Les entretiens accordés par Shigeru Miyamoto aux journalistes sont rarement dénués de chaleur humaine contrairement à ses homologues. Prenez l’exemple de son responsable hiérarchique Satoru Iwata. Le PDG a beau s’employer à se mettre au diapason de la décontraction naturelle du créatif en se mettant en scène via les spots promotionnels Nintendo Direct dans un rôle à contre-courant de ses plus hautes fonctions, la sauce ne prend pas. 
 
Miyamoto laisse souvent libre cours à sa jovialité, sa spontanéité qui l’amène parfois à s’éloigner du discours formaté rédigé par les stratèges en communication de Nintendo sur les dents.

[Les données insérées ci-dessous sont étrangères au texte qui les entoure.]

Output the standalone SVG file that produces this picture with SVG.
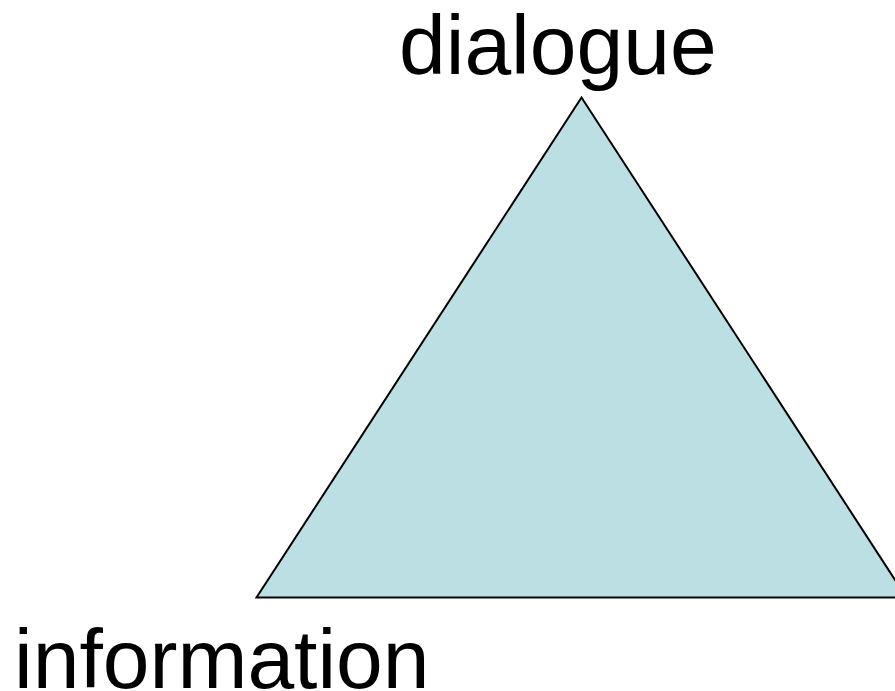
<svg xmlns="http://www.w3.org/2000/svg" width="895" height="691" viewBox="0 0 895 691">
<style>
.lbl{font-family:"Liberation Sans",Arial,sans-serif;font-size:84px;fill:#000}
</style>
<rect width="895" height="691" fill="#fff"/>
<g id="triangle">
<polygon points="581.5,97.5 256.5,597.5 906.5,597.5" fill="#BBDFE2" stroke="#000" stroke-width="2"/>
</g>
<g id="label-dialogue"><text class="lbl" x="399" y="74">dialogue</text></g>
<g id="label-information"><text class="lbl" x="14" y="688">information</text></g>
<g id="connectors"></g>
</svg>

Il ne se laisse ni dompté ni écrasé par le poids de ses responsabilités exécutives. À ce sujet, le cadre dans lequel s’exprime habituellement le créatif n’est jamais détaillé ou si peu. Il est pourtant révélateur de la bonhommie, de l’imprévisibilité du directeur général de la branche Nintendo EAD.
 
 
Un journaliste du Telegraph convié à réaliser une interview du game designer chevronné dans une suite d’un grand hôtel tokyoïte est frappé par le fardeau de l’encadrement officiel : « Miyamoto est entouré par pas moins de quatre assistants. L’un est porte-parole en chef de Nintendo. Un autre griffonne dans un bloc-notes. Un troisième homme installé à un bureau sourit béatement tandis que le dernier se cache dans une pièce adjacente dont la porte est entrouverte. » Le célèbre développeur se laisse-t-il pour autant intimider par ce carcan quasi stalinien ? « Miyamoto les ignore royalement », souligne le journaliste.
 
Une raison à cela, son trait de caractère saisit au vol par l’envoyé spécial du journal Telegraph : « Il arbore un large sourire, ses yeux et ses joues sont aussi expressifs que ses lèvres. » Mais également cette manière très personnelle d’appréhender son appartenance à Nintendo qu’il a longtemps considéré comme « partenaire » avant que ses nouvelles fonctions dirigeantes n’exigent de lui une observation plus stricte des rudimentaires corporate : « Je ne dois rien dire qui puisse contrarier nos actionnaires » glisse-t-il dans les colonnes du magazine Edge d’octobre dernier. Cette discipline inédite pour lui ne déteint pas sur son état d’esprit. Dans cette chambre d’hôtel, il est le seul officiel de Nintendo à être vêtu d’un t-shirt à l’effigie de Pikmin alors que sa garde rapprochée est habillée de tristes trois-pièces.